The Colorado Health Insurance Exchange’s chief financial officer Cammie Blais said the staff is using the higher drop rate in more recent models because that is how national figures are tracking.
President Obama and the Obama administration are aware of these figures. As usual they are keeping it from the public.
Why is happening nationally? There are multiple reasons.
The federal government was not set up to verify the information given on the enrollment form at the time of enrollment.
President Obama told everyone he would take his or her word for the information’s accuracy. This was a tremendous defect in the Obamacare system.
Many enrollees are going to lose part or the total subsidy provided by Obamacare. For some, the original subsidy was not enough to reduce the burden of insurance. In many cases the burden included high deductibles and copays that were unaffordable.
Many of the remaining fifteen percent of the enrollees had preexisting illnesses and could not buy insurance on the open market and/or were making over $50,000 a year.
Their premiums plus deductibles and copays are so high that enrollees making over $50,000 a year realize they cannot afford the insurance and have to drop out of next year’s exchange.
As a result of this adverse selection healthcare insurance industry’s premiums are going to skyrocket in 2015 as they have skyrocketed in 2014.
If the government starts convincing the majority of the public that the free market solution of the health insurance exchanges doesn’t work, the only choice will be a single party payer system for the entire population.
The VA system is an example of a single party payer system run by the government. It is a bureaucratic mess that is inevitable with a government run single party payer system.

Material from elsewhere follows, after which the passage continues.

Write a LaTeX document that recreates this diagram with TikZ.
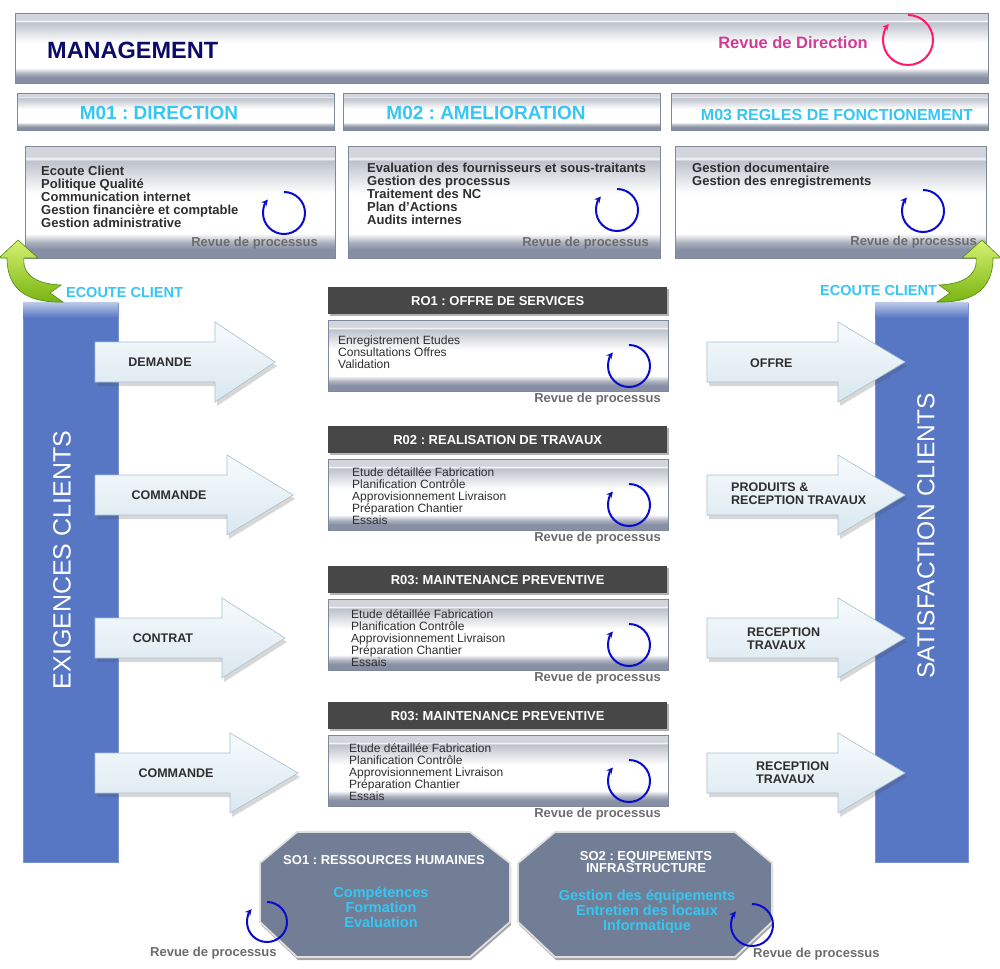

A large bureaucratic single party payer systems relying on rules and regulations will end up with as non-transparent bureaucracy built for the benefit of the bureaucrats and not the people.
I think the public understands this. I think the Obama government is out of touch with the people.
President Obama ought to reexamine his premises.
The Obamacare system being built is destined to fail. It is not a consumer driven free market system. It does not follow that a single party payer system will work.
In reality none of the government controlled single party payer systems throughout the world work. They are just free. However, these systems are unsustainable.
The 8 million enrollees that President Obama ran his Obamacare victory lap on continues to dwindle at an accelerated rate.
If the DC appeals court rules against the federal government ability to provide subsidies, the number of enrollees will decrease even further.
The law states that only State health insurance exchanges can provide subsidies.
Obamacare is getting further and further away from being functional.
The Obama administration and the traditional media are working very hard to keep this information from the general public.